When we talk about the average of a group of numbers in statistics, we often mention three terms: mean, median, and mode. These terms help us understand a collection of data by summarizing it with one number.

While the mean (which is the average) is common, there are times when the median is a better choice.

So, when should you use the median instead of the mean? Let’s find out together!

What Are Mean and Median?

Before we get into when to use the median, let’s look at what mean and median mean.

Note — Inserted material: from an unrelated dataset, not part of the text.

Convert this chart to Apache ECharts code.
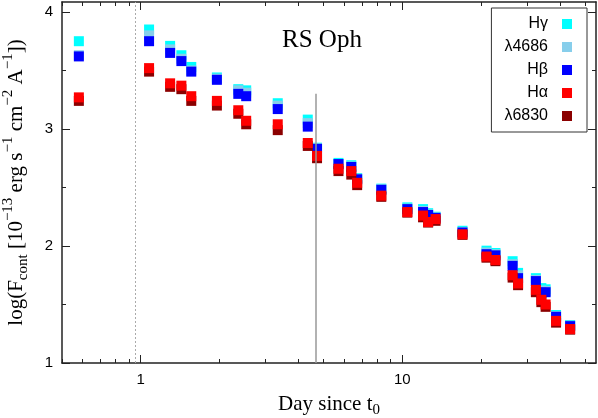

• Mean: To find the mean, you add all the numbers together and then divide by how many numbers there are. For example, if we have the numbers 2, 4, 6, and 8, we find the mean like this:

$$\text{Mean} = \frac{2 + 4 + 6 + 8}{4} = \frac{20}{4} = 5$$

• Median: The median is the middle number when all the numbers are lined up in order. Using the same numbers (2, 4, 6, 8), they are already arranged. Since there are four numbers (an even amount), we take the two middle numbers and find their average:

$$\text{Median} = \frac{4 + 6}{2} = \frac{10}{2} = 5$$

Now that we know how to find both, let’s look at when the median is the better option.

When Should You Use the Median?

1. Outliers: Outliers are numbers that are much higher or lower than the others in the group. For example, consider these test scores: 55, 58, 60, 62, 70, and 100.

If we find the mean:

$$\text{Mean} = \frac{55 + 58 + 60 + 62 + 70 + 100}{6} = \frac{405}{6} \approx 67.5$$

This mean of about 67.5 doesn’t really show what most students scored, since 100 is much higher than the other scores.

Now, let’s find the median:

If we line up the test scores: 55, 58, 60, 62, 70, 100. The median would be:

$$\text{Median} = \frac{60 + 62}{2} = 61$$

In this case, the median (61) gives us a better understanding of the test scores.

2. Skewed Data: When the data is uneven or lopsided, the mean can be affected by extreme values. For example, look at this group of ages: 10, 12, 12, 12, 14, 14, 15, 17, 19, 70.

The mean age would be much higher because of the outlier (70):

$$\text{Mean} = \frac{10 + 12 + 12 + 12 + 14 + 14 + 15 + 17 + 19 + 70}{10} \approx 19.4$$

Here, the median would not be influenced by that high number:

If we arrange the ages: 10, 12, 12, 12, 14, 14, 15, 17, 19, 70, the median—found by taking the average of the two middle values—is:

$$\text{Median} = \frac{14 + 14}{2} = 14$$

3. Ranked Data: When you deal with ranked data, where the differences between the numbers aren’t clear, the median is very useful. For example, if you have rankings of 1st, 2nd, 2nd, and 4th in a competition, the median ranking (the middle value) is meaningful and makes more sense than calculating an average ranking.

Conclusion

In short, the median is often better than the mean when dealing with outliers, uneven distributions, or ranked data. It helps us see the big picture by reducing the impact of extreme values.

Understanding when to use these different measures is important in statistics, so you can understand and share your data accurately!